Layout-Aware Table Extraction (page_elements → table_structure → ocr)

Use when extracting text while preserving table structure:

# Step 1: Detect page layout
python3 {baseDir}/scripts/nim_router.py invoke \
  --capability page_elements \
  --image-url "https://example.com/report.png"

# Step 2: Detect table structure
python3 {baseDir}/scripts/nim_router.py invoke \
  --capability table_structure \
  --image-url "https://example.com/report.png"

# Step 3: Extract text with layout context
python3 {baseDir}/scripts/nim_router.py invoke \
  --capability ocr \
  --image-url "https://example.com/report.png"

Chart-Aware Extraction (page_elements → graphic_elements → ocr)

Use when understanding charts while reading surrounding content:

# Step 1: Detect page layout
python3 {baseDir}/scripts/nim_router.py invoke \
  --capability page_elements \
  --image-url "https://example.com/dashboard.png"

# Step 2: Detect chart elements
python3 {baseDir}/scripts/nim_router.py invoke \
  --capability graphic_elements \
  --image-url "https://example.com/dashboard.png"

# Step 3: Extract text with chart context
python3 {baseDir}/scripts/nim_router.py invoke \
  --capability ocr \
  --image-url "https://example.com/dashboard.png"

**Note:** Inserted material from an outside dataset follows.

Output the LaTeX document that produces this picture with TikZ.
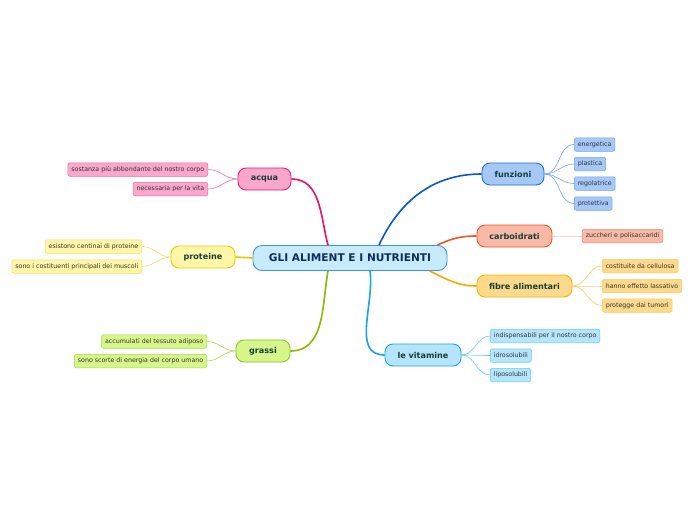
\documentclass[tikz,border=0pt]{standalone}
\usepackage{fontspec}
\setmainfont{DejaVu Sans}
\begin{document}
\begin{tikzpicture}[x=1pt,y=-1pt,
  mainbox/.style={draw=#1!100,line width=0.9pt,rounded corners=9pt,minimum height=25pt,minimum width=194pt,inner sep=0pt,font=\fontsize{10.6}{12}\selectfont\bfseries,text=cText},
  branch/.style n args={3}{draw=#2,fill=#1,line width=0.9pt,rounded corners=8pt,minimum height=22pt,minimum width=#3,inner sep=0pt,font=\fontsize{8.1}{9}\selectfont\bfseries,text=bText},
  leaf/.style 2 args={draw=#2,fill=#1,line width=0.5pt,rounded corners=2pt,minimum height=13.5pt,inner xsep=3.5pt,inner ysep=0pt,font=\fontsize{6.3}{7}\selectfont,text=lText},
  mline/.style={line width=1.6pt,draw=#1},
  lline/.style={line width=0.6pt,draw=#1}]
\definecolor{cText}{HTML}{0D2D5A}
\definecolor{bText}{HTML}{163F3A}
\definecolor{lText}{HTML}{333333}
\definecolor{cFill}{HTML}{C8EBFB}\definecolor{cBord}{HTML}{3D94DC}
\definecolor{bluF}{HTML}{A5C8F7}\definecolor{bluB}{HTML}{1F6FD6}\definecolor{bluL}{HTML}{0A55C9}\definecolor{bluLB}{HTML}{6FA4EE}
\definecolor{orF}{HTML}{F9B9A7}\definecolor{orB}{HTML}{F0562A}\definecolor{orLB}{HTML}{F08A70}\definecolor{orLL}{HTML}{F8C0B0}
\definecolor{yeF}{HTML}{FDD98C}\definecolor{yeB}{HTML}{F8B400}\definecolor{yeL}{HTML}{F8A900}\definecolor{yeLB}{HTML}{F8CD6A}
\definecolor{cyF}{HTML}{B4E5FB}\definecolor{cyB}{HTML}{1AA3E8}\definecolor{cyLB}{HTML}{6CCAF4}
\definecolor{pkF}{HTML}{F9A7CB}\definecolor{pkB}{HTML}{E9187A}\definecolor{pkL}{HTML}{EA0F6B}\definecolor{pkLB}{HTML}{F06CA2}
\definecolor{lyF}{HTML}{FFF6A8}\definecolor{lyB}{HTML}{E8C900}\definecolor{lyLB}{HTML}{F1DD60}
\definecolor{grF}{HTML}{D6F68C}\definecolor{grB}{HTML}{8CC51D}\definecolor{grL}{HTML}{8CB800}\definecolor{grLB}{HTML}{A8D84C}
\useasboundingbox[fill=white] (0,0) rectangle (696,520);

% center
\node[mainbox=cBord,fill=cFill] (c) at (350,258) {GLI ALIMENT E I NUTRIENTI};

% branches
\node[branch={bluF}{bluB}{62pt}] (fz) at (513,174) {funzioni};
\node[branch={orF}{orB}{75pt}] (cb) at (514.5,236) {carboidrati};
\node[branch={yeF}{yeB}{95pt}] (fb) at (524.5,286) {fibre alimentari};
\node[branch={cyF}{cyB}{76pt}] (vt) at (423,355) {le vitamine};
\node[branch={pkF}{pkB}{53pt}] (aq) at (264.5,179) {acqua};
\node[branch={lyF}{lyB}{64pt}] (pr) at (203,257) {proteine};
\node[branch={grF}{grB}{54pt}] (gr) at (263,351) {grassi};

% main connectors
\draw[mline=bluL] ([xshift=29pt]c.north) to[out=65,in=180] (fz.west);
\draw[mline=orB] ([xshift=-10pt]c.north east) to[out=25,in=180] (cb.west);
\draw[mline=yeL] ([xshift=-18pt]c.south east) to[out=-25,in=180] (fb.west);
\draw[mline=cyB] ([xshift=20pt]c.south) to[out=-82,in=180] (vt.west);
\draw[mline=pkL] ([xshift=-22pt]c.north) to[out=105,in=0] (aq.east);
\draw[mline=lyB] (c.west) -- (pr.east);
\draw[mline=grL] ([xshift=-22pt]c.south) to[out=-100,in=0] (gr.east);

% leaves: funzioni
\node[leaf={bluF}{bluLB},anchor=west] (f1) at (574,144.5) {energetica};
\node[leaf={bluF}{bluLB},anchor=west] (f2) at (574,164) {plastica};
\node[leaf={bluF}{bluLB},anchor=west] (f3) at (574,183.5) {regolatrice};
\node[leaf={bluF}{bluLB},anchor=west] (f4) at (574,203.5) {protettiva};
\foreach \n in {f1,f2,f3,f4}{\draw[lline=bluLB] (fz.east) to[out=0,in=180] (\n.west);}

% carboidrati
\node[leaf={orF}{orLB},anchor=west] (k1) at (582,236) {zuccheri e polisaccaridi};
\draw[lline=orLL] (cb.east) to[out=0,in=180] (k1.west);

% fibre
\node[leaf={yeF}{yeLB},anchor=west] (b1) at (602,266) {costituite da cellulosa};
\node[leaf={yeF}{yeLB},anchor=west] (b2) at (602,286) {hanno effetto lassativo};
\node[leaf={yeF}{yeLB},anchor=west] (b3) at (602,305.5) {protegge dai tumori};
\foreach \n in {b1,b2,b3}{\draw[lline=yeLB] (fb.east) to[out=0,in=180] (\n.west);}

% vitamine
\node[leaf={cyF}{cyLB},anchor=west] (v1) at (490,336) {indispensabili per il nostro corpo};
\node[leaf={cyF}{cyLB},anchor=west] (v2) at (490,355.5) {idrosolubili};
\node[leaf={cyF}{cyLB},anchor=west] (v3) at (490,375) {liposolubili};
\foreach \n in {v1,v2,v3}{\draw[lline=cyLB] (vt.east) to[out=0,in=180] (\n.west);}

% acqua
\node[leaf={pkF}{pkLB},anchor=east] (a1) at (208,169.5) {sostanza più abbondante del nostro corpo};
\node[leaf={pkF}{pkLB},anchor=east] (a2) at (208,189) {necessaria per la vita};
\foreach \n in {a1,a2}{\draw[lline=pkLB] (aq.west) to[out=180,in=0] (\n.east);}

% proteine
\node[leaf={lyF}{lyLB},anchor=east] (p1) at (142,246.5) {esistono centinai di proteine};
\node[leaf={lyF}{lyLB},anchor=east] (p2) at (142,266.5) {sono i costituenti principali dei muscoli};
\foreach \n in {p1,p2}{\draw[lline=lyLB] (pr.west) to[out=180,in=0] (\n.east);}

% grassi
\node[leaf={grF}{grLB},anchor=east] (g1) at (207,341.5) {accumulati del tessuto adiposo};
\node[leaf={grF}{grLB},anchor=east] (g2) at (207,361) {sono scorte di energia del corpo umano};
\foreach \n in {g1,g2}{\draw[lline=grLB] (gr.west) to[out=180,in=0] (\n.east);}
\end{tikzpicture}
\end{document}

Embed + Rerank (Vector Search Pipeline)

Use for semantic search with NVIDIA embeddings:

# Step 1: Generate embeddings for documents
python3 {baseDir}/scripts/nim_router.py build-request \
  --capability embed \
  --text "H100 GPU specifications" \
  --input-type passage

# Step 2: Generate embedding for query
python3 {baseDir}/scripts/nim_router.py build-request \
  --capability embed \
  --text "Tell me about H100 memory" \
  --input-type query

RAG Pipeline (Full Ingestion)

End-to-end document processing with semantic chunking:

# Extract, chunk, and format for RAG
python3 {baseDir}/scripts/nim_router.py pipeline \
  --input "research_paper.pdf" \
  --chunk-size 512 \
  --overlap 64 \
  --format json-ld

Platform-Specific Invocation

Claude Code

Explicit invocation:

/nvidia-nim
/nvidia-nim invoke --capability ocr --image-url https://example.com/doc.png

Implicit trigger: Skill activates when descriptions contain "extract text", "OCR", "document layout", "table structure", "rerank", "chart labels".

Codex (OpenAI)

Explicit invocation:

$nvidia-nim
$nvidia-nim invoke --capability ocr --image-url https://example.com/doc.png

Implicit trigger: Skill activates for queries mentioning OCR, layout detection, table extraction, chart understanding, or passage reranking.

OpenClaw

The skill loads automatically when task description matches trigger keywords. For explicit invocation, reference

nvidia-nim-unified
or
nim
.

Image Source Formats

The router accepts three image source formats and converts to base64 data URLs:

# HTTPS URL (auto-downloaded and converted)
--image-url "https://example.com/image.png"

# Local file path (read and converted)
--image-url "/path/to/local/image.jpg"

# Data URL (passed through directly)
--image-url "data:image/png;base64,iVBORw0KG..."

Constraints

  • The router is deterministic and rule-based. If the task is ambiguous, inspect the returned rationale instead of blindly invoking.
  • Multi-step workflows are planned automatically, but the script invokes only one capability per call.
  • the default bundle targets NVIDIA managed APIs for all five capabilities.
  • managed CV endpoints rejected plain remote image URLs in live testing; the router converts image sources to base64 data URLs before invocation.